- EXERCISE BRIEF
Identify each line in the records below that contains the word "this", and copy it.

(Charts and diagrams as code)
'''
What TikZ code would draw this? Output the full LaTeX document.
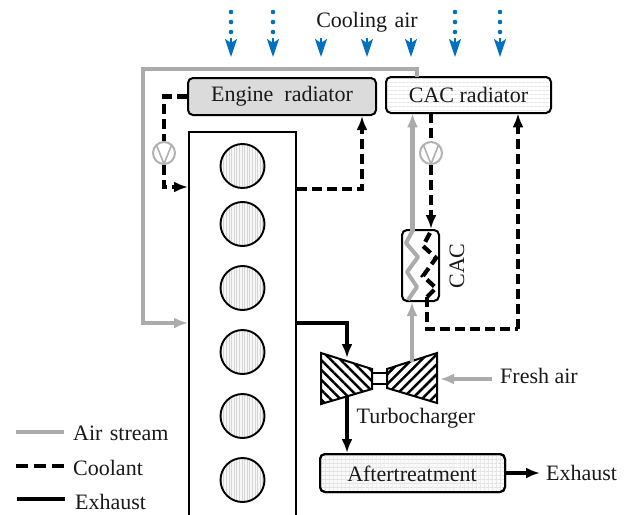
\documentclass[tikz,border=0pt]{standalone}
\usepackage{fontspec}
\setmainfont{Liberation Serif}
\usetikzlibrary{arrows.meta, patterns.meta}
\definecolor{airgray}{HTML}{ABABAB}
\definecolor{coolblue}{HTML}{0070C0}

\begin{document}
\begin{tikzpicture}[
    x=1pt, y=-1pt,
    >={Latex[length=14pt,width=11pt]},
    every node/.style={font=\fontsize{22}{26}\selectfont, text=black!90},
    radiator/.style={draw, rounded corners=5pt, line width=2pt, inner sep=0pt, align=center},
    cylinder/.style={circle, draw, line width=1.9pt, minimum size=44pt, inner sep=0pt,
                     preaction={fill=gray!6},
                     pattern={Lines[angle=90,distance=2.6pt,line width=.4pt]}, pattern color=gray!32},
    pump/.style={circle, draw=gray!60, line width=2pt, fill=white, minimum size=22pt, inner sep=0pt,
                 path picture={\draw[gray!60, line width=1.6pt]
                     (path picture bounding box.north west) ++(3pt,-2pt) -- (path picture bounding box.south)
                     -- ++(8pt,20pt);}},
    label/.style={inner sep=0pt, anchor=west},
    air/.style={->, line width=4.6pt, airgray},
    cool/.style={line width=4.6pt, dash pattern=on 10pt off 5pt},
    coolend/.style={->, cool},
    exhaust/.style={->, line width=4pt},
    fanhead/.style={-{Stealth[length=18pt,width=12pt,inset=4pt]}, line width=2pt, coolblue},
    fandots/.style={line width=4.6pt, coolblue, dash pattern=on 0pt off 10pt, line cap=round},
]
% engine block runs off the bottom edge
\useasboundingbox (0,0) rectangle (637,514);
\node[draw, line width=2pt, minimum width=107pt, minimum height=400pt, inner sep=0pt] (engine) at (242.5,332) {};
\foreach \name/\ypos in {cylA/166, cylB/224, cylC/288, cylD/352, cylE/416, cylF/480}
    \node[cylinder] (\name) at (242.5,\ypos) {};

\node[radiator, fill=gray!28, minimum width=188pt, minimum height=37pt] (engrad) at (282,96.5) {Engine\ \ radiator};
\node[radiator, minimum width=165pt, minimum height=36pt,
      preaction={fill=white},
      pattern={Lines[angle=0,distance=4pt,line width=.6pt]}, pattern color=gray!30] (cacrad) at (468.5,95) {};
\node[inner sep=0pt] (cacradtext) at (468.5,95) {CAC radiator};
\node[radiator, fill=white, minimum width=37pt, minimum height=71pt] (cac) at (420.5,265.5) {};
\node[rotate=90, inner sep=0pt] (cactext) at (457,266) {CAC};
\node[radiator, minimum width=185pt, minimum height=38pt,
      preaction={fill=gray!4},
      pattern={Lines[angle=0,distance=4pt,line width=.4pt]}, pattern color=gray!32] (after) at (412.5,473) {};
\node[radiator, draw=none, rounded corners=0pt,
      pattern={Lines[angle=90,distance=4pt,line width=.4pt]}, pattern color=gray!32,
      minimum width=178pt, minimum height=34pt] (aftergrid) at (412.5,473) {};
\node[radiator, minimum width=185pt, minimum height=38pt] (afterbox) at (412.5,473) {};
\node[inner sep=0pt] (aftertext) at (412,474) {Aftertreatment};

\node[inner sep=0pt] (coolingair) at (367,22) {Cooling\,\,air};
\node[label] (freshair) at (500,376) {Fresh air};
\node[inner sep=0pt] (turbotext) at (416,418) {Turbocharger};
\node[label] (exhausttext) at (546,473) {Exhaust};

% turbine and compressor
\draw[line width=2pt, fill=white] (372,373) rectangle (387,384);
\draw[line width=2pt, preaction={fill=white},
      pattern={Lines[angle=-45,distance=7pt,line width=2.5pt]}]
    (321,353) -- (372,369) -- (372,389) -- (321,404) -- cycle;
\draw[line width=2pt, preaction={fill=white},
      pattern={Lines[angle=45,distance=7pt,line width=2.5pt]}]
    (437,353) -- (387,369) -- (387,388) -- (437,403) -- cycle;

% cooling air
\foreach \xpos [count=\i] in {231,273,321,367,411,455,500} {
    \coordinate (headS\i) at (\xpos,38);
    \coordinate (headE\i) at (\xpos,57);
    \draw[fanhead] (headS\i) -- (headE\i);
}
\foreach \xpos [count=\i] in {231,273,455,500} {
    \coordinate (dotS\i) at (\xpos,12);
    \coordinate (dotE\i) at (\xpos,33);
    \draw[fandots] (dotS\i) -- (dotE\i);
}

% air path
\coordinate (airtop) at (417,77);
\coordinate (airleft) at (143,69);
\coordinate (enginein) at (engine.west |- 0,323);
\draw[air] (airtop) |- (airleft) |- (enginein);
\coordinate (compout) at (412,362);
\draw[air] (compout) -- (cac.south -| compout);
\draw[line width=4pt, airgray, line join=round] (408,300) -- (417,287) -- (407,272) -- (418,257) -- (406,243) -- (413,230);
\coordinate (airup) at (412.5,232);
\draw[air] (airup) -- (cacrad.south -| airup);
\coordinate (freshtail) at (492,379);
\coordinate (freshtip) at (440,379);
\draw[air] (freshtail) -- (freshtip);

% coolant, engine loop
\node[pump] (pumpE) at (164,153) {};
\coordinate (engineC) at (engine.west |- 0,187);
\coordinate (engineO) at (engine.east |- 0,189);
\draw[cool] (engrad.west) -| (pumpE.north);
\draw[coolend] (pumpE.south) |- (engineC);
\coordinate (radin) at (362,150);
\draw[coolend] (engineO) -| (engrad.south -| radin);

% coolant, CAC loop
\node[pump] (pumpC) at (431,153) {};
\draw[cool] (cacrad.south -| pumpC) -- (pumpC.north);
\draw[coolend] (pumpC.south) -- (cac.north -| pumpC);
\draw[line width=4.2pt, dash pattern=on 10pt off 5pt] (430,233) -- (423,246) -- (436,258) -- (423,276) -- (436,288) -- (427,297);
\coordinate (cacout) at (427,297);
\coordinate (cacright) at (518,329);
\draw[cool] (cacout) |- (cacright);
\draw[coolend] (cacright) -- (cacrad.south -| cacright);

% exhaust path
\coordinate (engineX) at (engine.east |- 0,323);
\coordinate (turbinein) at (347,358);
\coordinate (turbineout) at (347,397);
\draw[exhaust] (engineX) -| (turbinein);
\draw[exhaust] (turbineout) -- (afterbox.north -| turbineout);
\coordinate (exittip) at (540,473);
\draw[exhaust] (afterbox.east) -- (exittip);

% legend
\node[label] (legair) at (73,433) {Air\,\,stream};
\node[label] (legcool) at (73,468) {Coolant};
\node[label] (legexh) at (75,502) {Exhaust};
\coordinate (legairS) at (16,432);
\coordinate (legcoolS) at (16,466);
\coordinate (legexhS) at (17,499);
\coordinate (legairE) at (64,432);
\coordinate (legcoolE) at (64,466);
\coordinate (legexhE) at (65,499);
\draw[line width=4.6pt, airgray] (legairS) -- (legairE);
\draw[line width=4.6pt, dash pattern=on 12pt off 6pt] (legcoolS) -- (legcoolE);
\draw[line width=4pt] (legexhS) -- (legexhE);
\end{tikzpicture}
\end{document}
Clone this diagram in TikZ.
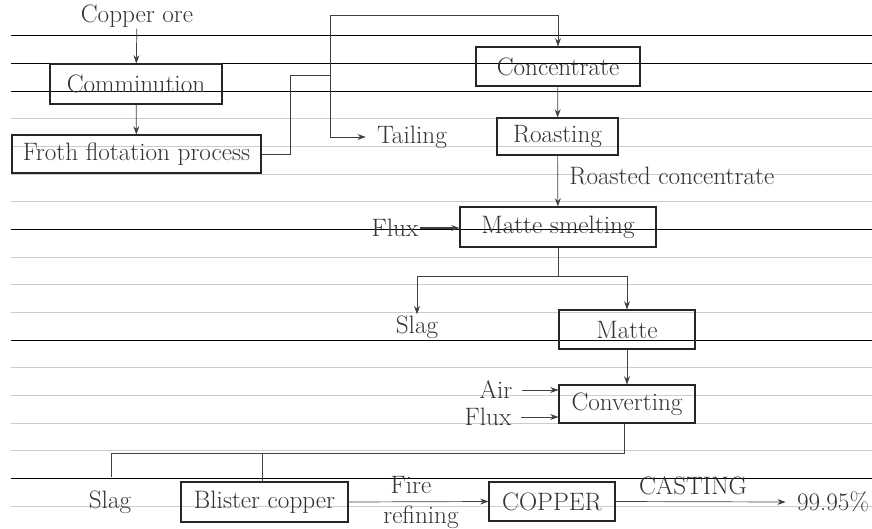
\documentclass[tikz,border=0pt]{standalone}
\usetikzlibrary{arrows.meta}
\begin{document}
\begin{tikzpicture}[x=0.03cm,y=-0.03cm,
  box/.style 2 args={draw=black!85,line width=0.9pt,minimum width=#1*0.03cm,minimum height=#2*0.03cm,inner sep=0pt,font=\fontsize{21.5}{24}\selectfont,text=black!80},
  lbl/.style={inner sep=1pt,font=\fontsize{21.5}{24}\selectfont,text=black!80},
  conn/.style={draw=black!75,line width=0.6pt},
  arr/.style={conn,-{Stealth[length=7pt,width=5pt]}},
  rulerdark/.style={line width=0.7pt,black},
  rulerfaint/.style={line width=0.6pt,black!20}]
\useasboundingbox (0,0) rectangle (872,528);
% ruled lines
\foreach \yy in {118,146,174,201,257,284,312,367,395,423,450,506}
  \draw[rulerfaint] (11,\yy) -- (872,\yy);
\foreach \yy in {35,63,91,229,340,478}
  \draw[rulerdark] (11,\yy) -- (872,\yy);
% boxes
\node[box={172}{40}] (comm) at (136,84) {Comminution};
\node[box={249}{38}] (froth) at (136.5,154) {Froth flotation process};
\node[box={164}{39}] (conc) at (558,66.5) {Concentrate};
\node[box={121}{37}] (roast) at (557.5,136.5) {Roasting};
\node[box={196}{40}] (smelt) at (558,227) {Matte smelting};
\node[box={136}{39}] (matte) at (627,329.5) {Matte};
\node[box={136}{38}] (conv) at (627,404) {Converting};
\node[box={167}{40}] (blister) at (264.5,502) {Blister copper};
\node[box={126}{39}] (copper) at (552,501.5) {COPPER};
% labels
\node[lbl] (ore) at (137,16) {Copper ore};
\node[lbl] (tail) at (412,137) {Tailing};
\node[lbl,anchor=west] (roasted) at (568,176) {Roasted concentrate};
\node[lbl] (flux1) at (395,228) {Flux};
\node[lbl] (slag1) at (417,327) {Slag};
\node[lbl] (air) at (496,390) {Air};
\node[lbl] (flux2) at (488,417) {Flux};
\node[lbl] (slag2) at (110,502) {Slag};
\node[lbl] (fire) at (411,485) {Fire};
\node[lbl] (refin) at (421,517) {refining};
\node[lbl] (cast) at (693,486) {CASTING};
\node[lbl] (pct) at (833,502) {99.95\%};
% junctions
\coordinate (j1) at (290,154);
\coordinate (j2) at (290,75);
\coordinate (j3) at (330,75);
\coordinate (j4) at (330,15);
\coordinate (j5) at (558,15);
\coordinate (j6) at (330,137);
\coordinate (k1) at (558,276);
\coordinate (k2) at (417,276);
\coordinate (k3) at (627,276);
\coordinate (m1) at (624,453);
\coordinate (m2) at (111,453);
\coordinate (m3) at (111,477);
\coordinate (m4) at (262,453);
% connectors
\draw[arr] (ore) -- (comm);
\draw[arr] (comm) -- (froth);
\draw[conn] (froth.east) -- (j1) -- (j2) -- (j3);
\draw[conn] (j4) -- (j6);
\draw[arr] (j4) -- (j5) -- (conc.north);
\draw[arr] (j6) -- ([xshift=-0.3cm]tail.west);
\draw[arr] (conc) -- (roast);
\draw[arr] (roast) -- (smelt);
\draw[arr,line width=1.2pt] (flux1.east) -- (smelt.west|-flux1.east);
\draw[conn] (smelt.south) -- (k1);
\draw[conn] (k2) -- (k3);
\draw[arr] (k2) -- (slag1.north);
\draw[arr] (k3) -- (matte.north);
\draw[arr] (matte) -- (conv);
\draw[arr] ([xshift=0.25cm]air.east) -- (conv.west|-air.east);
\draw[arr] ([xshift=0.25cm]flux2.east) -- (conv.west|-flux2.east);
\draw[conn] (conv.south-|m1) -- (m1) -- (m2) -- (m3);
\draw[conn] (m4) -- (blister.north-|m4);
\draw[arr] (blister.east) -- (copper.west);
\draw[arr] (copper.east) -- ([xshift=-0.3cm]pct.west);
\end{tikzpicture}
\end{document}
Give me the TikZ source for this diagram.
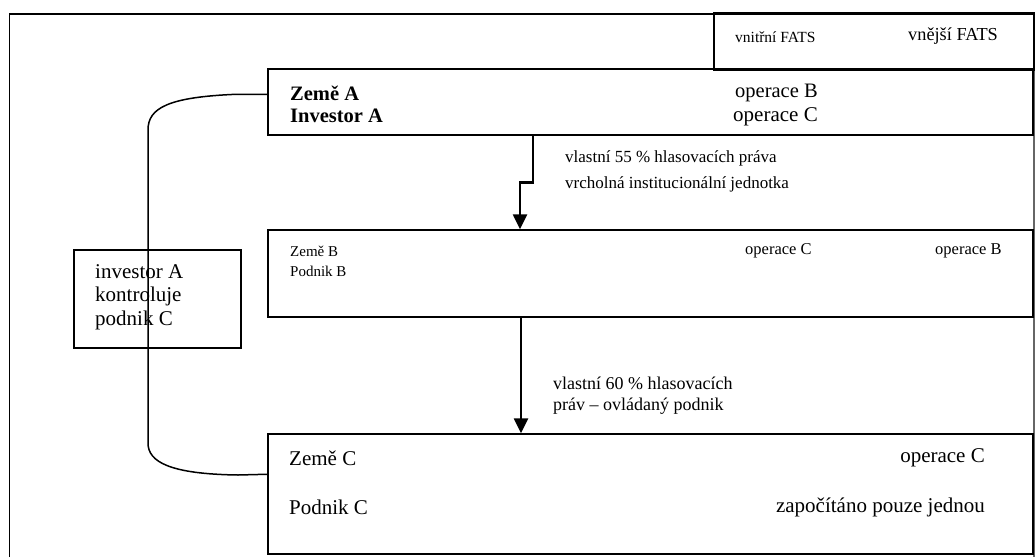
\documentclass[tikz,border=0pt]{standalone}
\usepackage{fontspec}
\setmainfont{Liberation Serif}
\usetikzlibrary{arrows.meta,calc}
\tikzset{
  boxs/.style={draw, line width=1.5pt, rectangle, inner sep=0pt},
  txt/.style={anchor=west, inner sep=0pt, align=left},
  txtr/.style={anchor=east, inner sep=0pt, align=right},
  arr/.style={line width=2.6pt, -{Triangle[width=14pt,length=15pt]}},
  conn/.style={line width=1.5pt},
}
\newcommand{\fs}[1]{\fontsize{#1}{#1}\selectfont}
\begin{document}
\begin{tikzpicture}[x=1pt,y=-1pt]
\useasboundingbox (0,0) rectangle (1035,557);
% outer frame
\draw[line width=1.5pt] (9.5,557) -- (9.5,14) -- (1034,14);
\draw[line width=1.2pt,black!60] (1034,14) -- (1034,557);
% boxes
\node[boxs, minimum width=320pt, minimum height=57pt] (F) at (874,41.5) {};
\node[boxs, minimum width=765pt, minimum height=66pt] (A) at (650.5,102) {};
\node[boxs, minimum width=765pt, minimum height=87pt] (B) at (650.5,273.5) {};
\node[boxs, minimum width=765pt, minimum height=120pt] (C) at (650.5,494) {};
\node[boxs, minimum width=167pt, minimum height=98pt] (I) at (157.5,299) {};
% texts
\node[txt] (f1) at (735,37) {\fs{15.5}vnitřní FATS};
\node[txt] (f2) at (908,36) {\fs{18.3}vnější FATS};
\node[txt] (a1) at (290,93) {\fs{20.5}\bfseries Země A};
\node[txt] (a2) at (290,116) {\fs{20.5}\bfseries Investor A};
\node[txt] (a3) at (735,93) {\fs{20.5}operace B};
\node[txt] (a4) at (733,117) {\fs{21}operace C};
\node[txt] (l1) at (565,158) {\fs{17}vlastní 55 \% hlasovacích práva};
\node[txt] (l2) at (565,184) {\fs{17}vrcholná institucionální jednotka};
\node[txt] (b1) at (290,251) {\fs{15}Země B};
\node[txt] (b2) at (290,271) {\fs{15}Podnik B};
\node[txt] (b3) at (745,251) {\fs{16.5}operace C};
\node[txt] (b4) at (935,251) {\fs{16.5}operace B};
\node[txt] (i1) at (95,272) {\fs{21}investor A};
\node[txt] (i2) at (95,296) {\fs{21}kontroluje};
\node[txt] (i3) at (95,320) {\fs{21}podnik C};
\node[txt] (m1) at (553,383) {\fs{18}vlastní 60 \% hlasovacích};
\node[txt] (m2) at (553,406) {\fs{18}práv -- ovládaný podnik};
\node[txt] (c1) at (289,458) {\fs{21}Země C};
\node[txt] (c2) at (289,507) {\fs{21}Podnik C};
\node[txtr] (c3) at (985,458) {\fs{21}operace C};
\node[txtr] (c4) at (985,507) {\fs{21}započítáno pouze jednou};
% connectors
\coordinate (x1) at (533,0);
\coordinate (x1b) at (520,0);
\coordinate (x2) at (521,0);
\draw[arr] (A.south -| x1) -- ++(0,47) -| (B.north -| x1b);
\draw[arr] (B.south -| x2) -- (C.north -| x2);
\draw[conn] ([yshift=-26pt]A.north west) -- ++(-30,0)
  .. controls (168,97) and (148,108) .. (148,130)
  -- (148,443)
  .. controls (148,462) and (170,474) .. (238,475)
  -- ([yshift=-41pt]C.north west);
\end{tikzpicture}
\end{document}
'''
- EXERCISE RESPONSE
What TikZ code would draw this? Output the full LaTeX document.
Clone this diagram in TikZ.
Give me the TikZ source for this diagram.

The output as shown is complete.